APG-2575成为首个上市的国产BCL-2抑制剂,这将仅是亚盛医药迈出的一小步。随着与BTK联用效果的不断验证,其必然会逐渐提升至一线疗法,甚至拓展至AML,MDS、MM等更多适应症。伴随4项全球注册III期临床试验快速推进,APG-2575的价值将不仅限于国内,优秀的临床数据使其具备了角逐全球市场的竞争力。

一直以来,投资者都在探讨到底什么才算是真创新,其实这本就是一个“伪命题”。确实,从技术角度看,新靶点、新技术、新分子都算作创新,但这些只是创新的表象,成功是需要长时间积累与迭代的。

例如亚盛医药APG-2575的突破,正是三十年磨一剑的成果。

在最开始的研发中,亚盛医药并不知道Bcl-2靶点是能够成药的,而是经历了一系列的筛选与研究,几乎将Bcl-2家族的所有靶点都做了个遍,才最终确定了Bcl-2靶点的大方向。一开始做出来分子活性不好,选择性不好,口服利用率不好,这些都是家常便饭,每一次尝试都需要耗费大量的时间,进入临床研究之前亚盛就进行了整整十年的基础研究。

没有这长达十年的基础研究,也就不会有亚盛如今的硕果。APG-2575正是亚盛研发积累的集大成者,虽然其仅是2018年进入临床的新分子,但很快获得了快速的发展,并一路收获了如今的成绩。如果没有之前二十多年的积累,没有亚盛一直以来的坚持,APG-2575也是不可能成功的。

真正的创新不应脱离实际,而应该从临床出发。对于现阶段的中国创新药而言,直接去搞全新的靶点、全新的技术平台,都是难以最终落地的。真正的创新就是能够填补临床未满足需求的空白,这背后可能需要长达数十年的坚持。

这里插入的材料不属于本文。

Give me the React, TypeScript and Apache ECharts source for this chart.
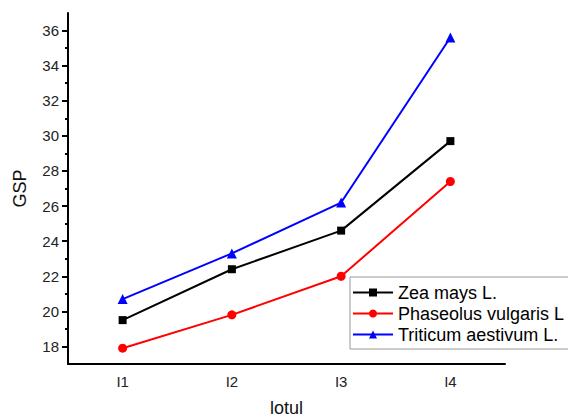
import React, { useEffect, useRef } from "react";
import * as echarts from "echarts";

const categories = ["I1", "I2", "I3", "I4"];
const zeaMays = [19.5, 22.4, 24.6, 29.7];
const phaseolus = [17.9, 19.8, 22.0, 27.4];
const triticum = [20.7, 23.3, 26.2, 35.6];
const majorTicks = [18, 20, 22, 24, 26, 28, 30, 32, 34, 36];
const minorTicks = [19, 21, 23, 25, 27, 29, 31, 33, 35];

const FONT = "'Liberation Sans', Arial, sans-serif";

export default function App() {
  const ref = useRef<HTMLDivElement>(null);

  useEffect(() => {
    if (!ref.current) return;
    const chart = echarts.init(ref.current, null, { renderer: "svg" });
    const axisLine = { lineStyle: { color: "#000", width: 2 } };
    chart.setOption({
      animation: false,
      textStyle: { fontFamily: FONT },
      grid: { left: 68, top: 13, right: 63, bottom: 53, outerBoundsMode: "none", containLabel: false },
      legend: {
        orient: "vertical",
        left: 350,
        top: 277,
        width: 240,
        padding: [6, 30, 5, 2],
        itemGap: 2,
        itemWidth: 40,
        itemHeight: 10,
        borderColor: "#999",
        borderWidth: 1,
        borderRadius: 0,
        textStyle: { fontSize: 18, lineHeight: 19, color: "#000", fontFamily: FONT, padding: [0, 0, 0, 0] },
        data: ["Zea mays L.", "Phaseolus vulgaris L", "Triticum aestivum L."],
      },
      xAxis: [
        {
          type: "category",
          data: categories,
          boundaryGap: true,
          name: "lotul",
          nameLocation: "middle",
          nameGap: 35,
          nameTextStyle: { fontSize: 18, color: "#111", fontFamily: FONT },
          axisLine,
          axisTick: { alignWithLabel: true, length: 5, lineStyle: { color: "#000", width: 2 } },
          axisLabel: { fontSize: 15, color: "#222", margin: 10, fontFamily: FONT },
          splitLine: { show: false },
        },
        {
          type: "category",
          data: categories,
          boundaryGap: true,
          position: "bottom",
          axisLine: { show: false },
          axisTick: { length: 5, lineStyle: { color: "#000", width: 2 } },
          axisLabel: { show: false },
          splitLine: { show: false },
        },
      ],
      yAxis: [
        {
          type: "value",
          min: 17,
          max: 37,
          name: "GSP",
          nameLocation: "middle",
          nameGap: 39,
          nameRotate: 90,
          nameTextStyle: { fontSize: 18, color: "#111", fontFamily: FONT },
          axisLine: { show: true, ...axisLine },
          axisTick: {
            show: true,
            length: 6,
            customValues: majorTicks,
            lineStyle: { color: "#000", width: 2 },
          },
          axisLabel: {
            fontSize: 15,
            color: "#222",
            margin: 9,
            customValues: majorTicks,
            fontFamily: FONT,
          },
          splitLine: { show: false },
        },
        {
          type: "value",
          min: 17,
          max: 37,
          position: "left",
          axisLine: { show: false },
          axisTick: {
            show: true,
            length: 3,
            customValues: minorTicks,
            lineStyle: { color: "#000", width: 2 },
          },
          axisLabel: { show: false },
          splitLine: { show: false },
        },
      ],
      series: [
        {
          name: "Zea mays L.",
          type: "line",
          data: zeaMays,
          symbol: "rect",
          symbolSize: 8,
          lineStyle: { color: "#000", width: 2 },
          itemStyle: { color: "#000" },
        },
        {
          name: "Phaseolus vulgaris L",
          type: "line",
          data: phaseolus,
          symbol: "circle",
          symbolSize: 9,
          lineStyle: { color: "#ff0000", width: 2 },
          itemStyle: { color: "#ff0000" },
        },
        {
          name: "Triticum aestivum L.",
          type: "line",
          data: triticum,
          symbol: "triangle",
          symbolSize: 10,
          lineStyle: { color: "#0000ff", width: 2 },
          itemStyle: { color: "#0000ff" },
        },
      ],
    });
    return () => chart.dispose();
  }, []);

  return <div ref={ref} style={{ width: 568, height: 417, position: "absolute", left: 0, top: 0 }} />;
}
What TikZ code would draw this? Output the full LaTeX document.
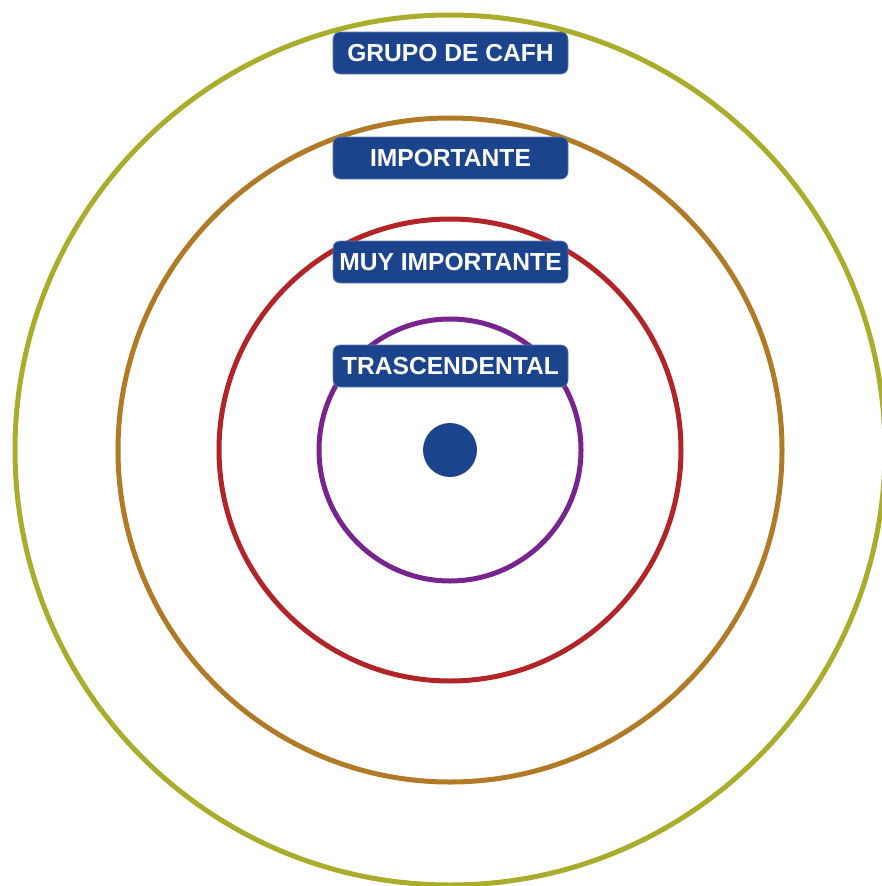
\documentclass[tikz,border=0pt]{standalone}
\usepackage{fontspec}
\setmainfont{Liberation Sans}
\definecolor{cOuter}{HTML}{A9AD2B}
\definecolor{cOrange}{HTML}{B07A27}
\definecolor{cRed}{HTML}{B22428}
\definecolor{cPurple}{HTML}{78248F}
\definecolor{cBlue}{HTML}{1B448D}
\begin{document}
\begin{tikzpicture}[x=1pt,y=-1pt,
  ring/.style={line width=5pt},
  lbl/.style={fill=cBlue, draw=cBlue!70!white, line width=0.6pt, rounded corners=7pt, minimum width=235pt, minimum height=42pt, inner sep=0pt, text=white, font=\fontsize{24.6}{27}\selectfont\bfseries}]
\useasboundingbox (0,0) rectangle (882,886);
\coordinate (c) at (450,450);
\draw[ring, cOuter] (c) circle[radius=435];
\draw[ring, cOrange] (c) circle[radius=332];
\draw[ring, cRed] (c) circle[radius=231];
\draw[ring, cPurple] (c) circle[radius=131];
\fill[cBlue] (c) circle[radius=27];
\node[lbl] (g) at (450.5,53) {GRUPO DE CAFH};
\node[lbl] (i) at (450.5,158) {IMPORTANTE};
\node[lbl] (m) at (450.5,262) {MUY IMPORTANTE};
\node[lbl] (t) at (450.5,366) {TRASCENDENTAL};
\end{tikzpicture}
\end{document}
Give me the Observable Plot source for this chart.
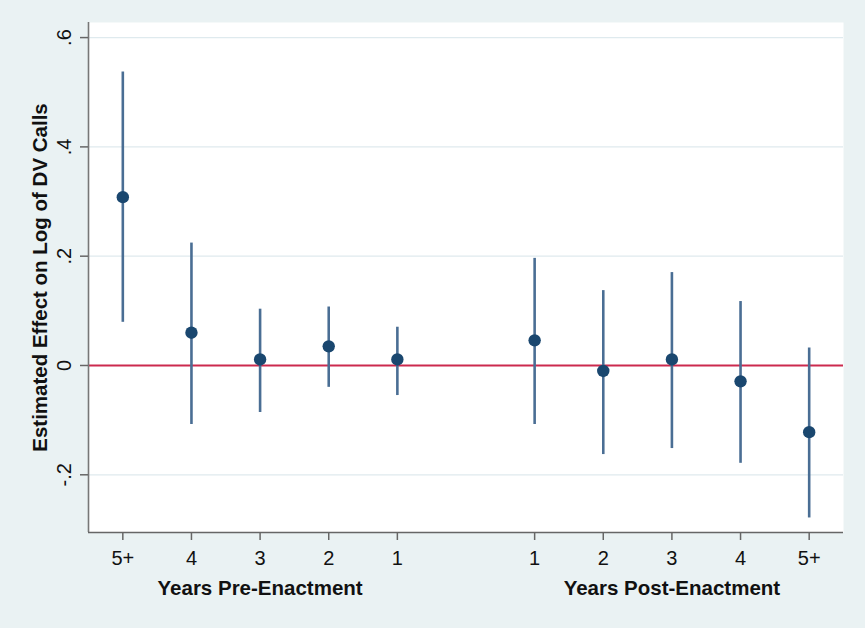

很多时候,临床未满足需求并不仅是疗效方面,还可能是依从性,亦或是安全性。以Bcl-2靶点为例,最核心的临床未满足需求就在于维奈克拉可怖的副作用,APG-2575完美解决了这个问题,对于Bcl-2靶点和细胞凋亡疗法来说,都算是一次厚积薄发式的“飞跃”。